Since F# can dynamically change the value of these variables, and CSS can itself contain arbitrary arithmetic expressions that include variables, this allows dynamic styling - for example setting the width of a panel based on arbitrary conditions. F# is also used extensively to set and change the CSS classes attached to DOM (document object model, AKA GUI) elements. Thus the F# interaction with the GUI consists of:
- Create/change DOM elements
- Change values of CSS variables
- Add CSS classes to DOM elements
Although it is possible for F# code to manipulate DOM element styles directly this is bad practice. The intent is that as much as possible of the GUI style tweaking and documentation is done in CSS.
Neither HTML nor CSS has great syntax, and a number of non-standard preprocessors have been developed that generate complex HTML or CSS from simpler template files. For this project preprocessors will not be used. CSS with custom variables is quite adequate, and for both CSS and HTML complex functionality can be written in F#. Still, the choice not to use a CSS preprocessor such as LESS is marginal and given a larger GUI this would maybe be worthwhile because it would help to maintain a split between styling and functionality. Adding LESS to the project technology chain would be easy - it is available as a node package.
Since all compilation and build is done automatically based on file changes an IDE is needed to provide intelligent editing with compiler error messages before building. Both Visual Studio and Visual Studio Code do an excellent job here, and both are now cross-platform. Visual Studio has slightly nicer syntax highlighting (because it is fully semantically aware) whereas Visual Studio Code is lighter weight and has some other nice features. Use whichever you prefer, and try both to see.

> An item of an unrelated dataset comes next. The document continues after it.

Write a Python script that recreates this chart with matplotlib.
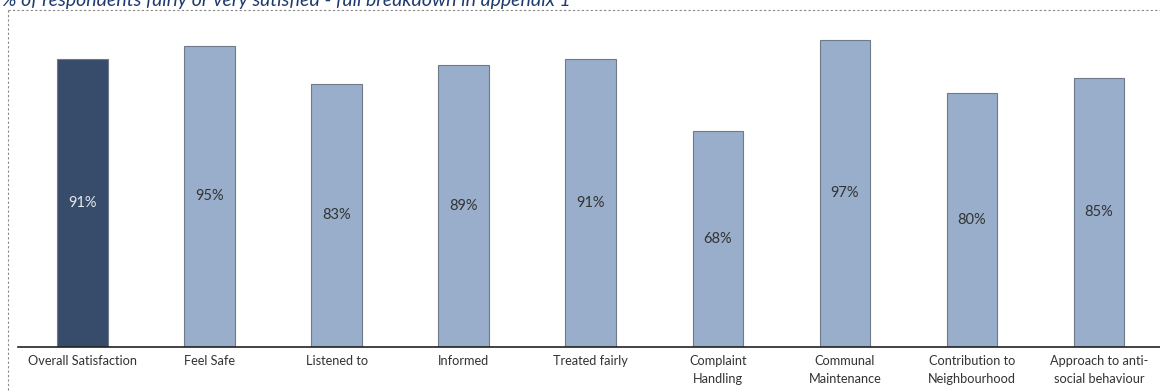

The Monaco programmer's editor component is one of the (many) Javascript programmer's editors. It is probably the most sophisticated with best feature set. Monaco is not that well documented, with self-generated API documentation from the code and not much else. However it comes with web-based interactive try-it example playground that can easily be modified so once you have got started it is pretty efficient. Also it is both stable and very well maintained. This project uses quite a bit of Monaco functionality and explains what it uses.